What's more, according to Aaron Mehta, director of energy information at FS Energy, the energy management partner of the management firm Cooper Square Realty, buildings that receive low scores and then do nothing are courting trouble. The low-scored buildings in the FS Energy portfolio, he notes, "are using eight percent more energy to heat and cool their building [than] in the prior year. Their energy efficiency decreased, their equipment aged and their energy performance got worse."
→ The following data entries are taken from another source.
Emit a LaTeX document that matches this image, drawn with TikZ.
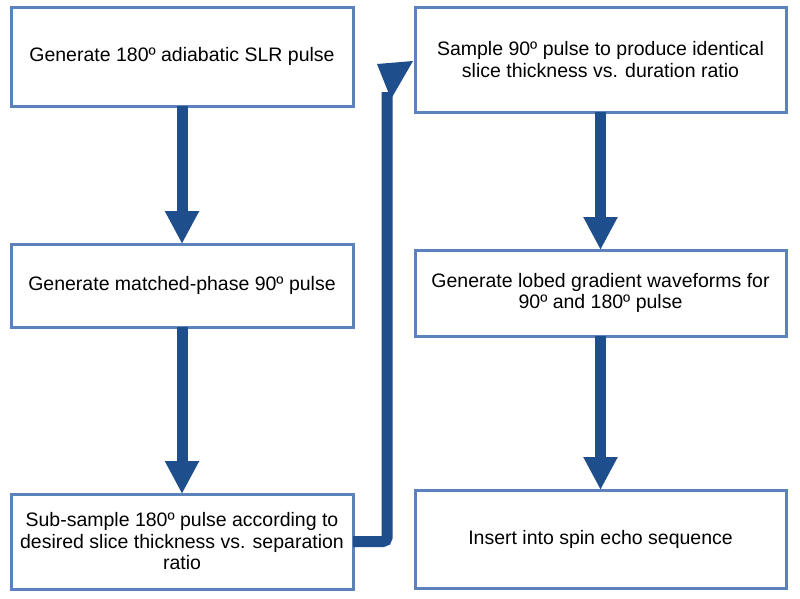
\documentclass[tikz,border=0pt]{standalone}
\usepackage{fontspec}
\setmainfont{Liberation Sans}
\usetikzlibrary{arrows.meta}
\definecolor{boxline}{HTML}{5B82BB}
\definecolor{arrowblue}{HTML}{1F4E8C}
\begin{document}
\begin{tikzpicture}[x=1pt,y=-1pt,
  box/.style={draw=boxline, line width=3pt, fill=white, rectangle, outer sep=0pt,
    align=center, font=\fontsize{19.5}{21.5}\selectfont, inner sep=0pt},
  flow/.style={draw=arrowblue, line width=11pt,
    -{Triangle[width=32pt,length=33pt]}, shorten >=0pt},
  elbow/.style={draw=arrowblue, line width=11pt, rounded corners=4pt}]
\useasboundingbox[fill=white] (0,0) rectangle (800,598);
\node[box, minimum width=342pt, minimum height=99pt] (b1) at (182,56.5) {Generate 180º adiabatic SLR pulse};
\node[box, minimum width=342pt, minimum height=83pt] (b2) at (182,285.5) {Generate matched-phase 90º pulse};
\node[box, minimum width=342pt, minimum height=95pt] (b3) at (182,541.5) {Sub-sample 180º pulse according to\\desired slice thickness vs. separation\\ratio};
\node[box, minimum width=371pt, minimum height=105pt] (b4) at (600.5,59.5) {Sample 90º pulse to produce identical\\slice thickness vs. duration ratio};
\node[box, minimum width=371pt, minimum height=86pt] (b5) at (600.5,293) {Generate lobed gradient waveforms for\\90º and 180º pulse};
\node[box, minimum width=371pt, minimum height=98pt] (b6) at (600.5,539) {Insert into spin echo sequence};
\draw[flow] (b1.south) -- (b2.north);
\draw[flow] (b2.south) -- (b3.north);
\draw[flow] (b4.south) -- (b5.north);
\draw[flow] (b5.south) -- (b6.north);
\coordinate (elbowtop) at (387,92);
\coordinate (hl) at (377,64);
\coordinate (hr) at (413,61);
\coordinate (hb) at (391,99);
\draw[elbow] (b3.east) -| (elbowtop);
\fill[arrowblue] (hl) -- (hr) -- (hb) -- cycle;
\end{tikzpicture}
\end{document}
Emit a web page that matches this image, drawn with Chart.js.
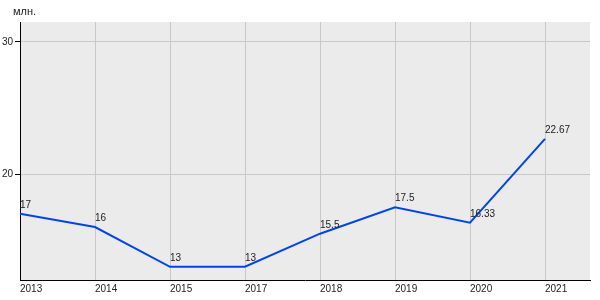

"I think the benchmarking legislation is a great way of getting the conversation started about how we can make our buildings in New York City more energy-efficient," says Jeffrey Perlman, president of Bright Power. "That one number is a reasonable way of saying which of the buildings are the most efficient and which are the least efficient. You know, a little bit of a shaming will happen when people say, ‘Oh my God, I have one of the worst buildings. I'd better fix it.' But at the same time, in order to take this to the next level and really do something actionable – and use this data to find out where the opportunities lie — you need a more sophisticated system that breaks out the data in more robust ways."

"If a board actually cares about energy, and does something, they are seeing from 20 to 25 percent improvement in efficiency and reduced costs," says Mehta, who points to two major items that can boost energy efficiency: making sure that building systems are operating properly and the type of fuel used. "Fuel change [such as going from oil to gas] doesn't in and of itself improve your score, but when projects like that are done, other systems are improved," he says.

B-B-B-BERG BERG BERG ... BERG is the Word

One of the difficulties in improving your benchmarking score is that you don't have much control over how individual residents use electricity. The score you receive from the city — and that will become public next year — includes resident use. Some consultants have recognized this and provide buildings with several scores.

FS Energy, for instance, developed the Building Energy Rating Guide (commonly called the BERG score), which is calculated only on the common areas. Bright Power provides a scorecard with multiple numbers on it, so you can focus on the number that makes sense for your situation. Each benchmarking consultant has his or her own way of providing numbers, but everyone agrees that what you see needs to be actionable.

"I view LL 84 as a real opportunity for the energy-efficiency industry to prove itself.  The government has given us a mandate and done a really good job of promoting it, and getting good compliance, and now it's up to my industry to prove the value of this," says Perlman. "If there are people who are not doing a good job of gathering high-quality data — so that it just becomes a tax or a burden — then we need to get those people out of the market. Because it's not valuable for people to just report a bunch of crappy data. It just muddies everything."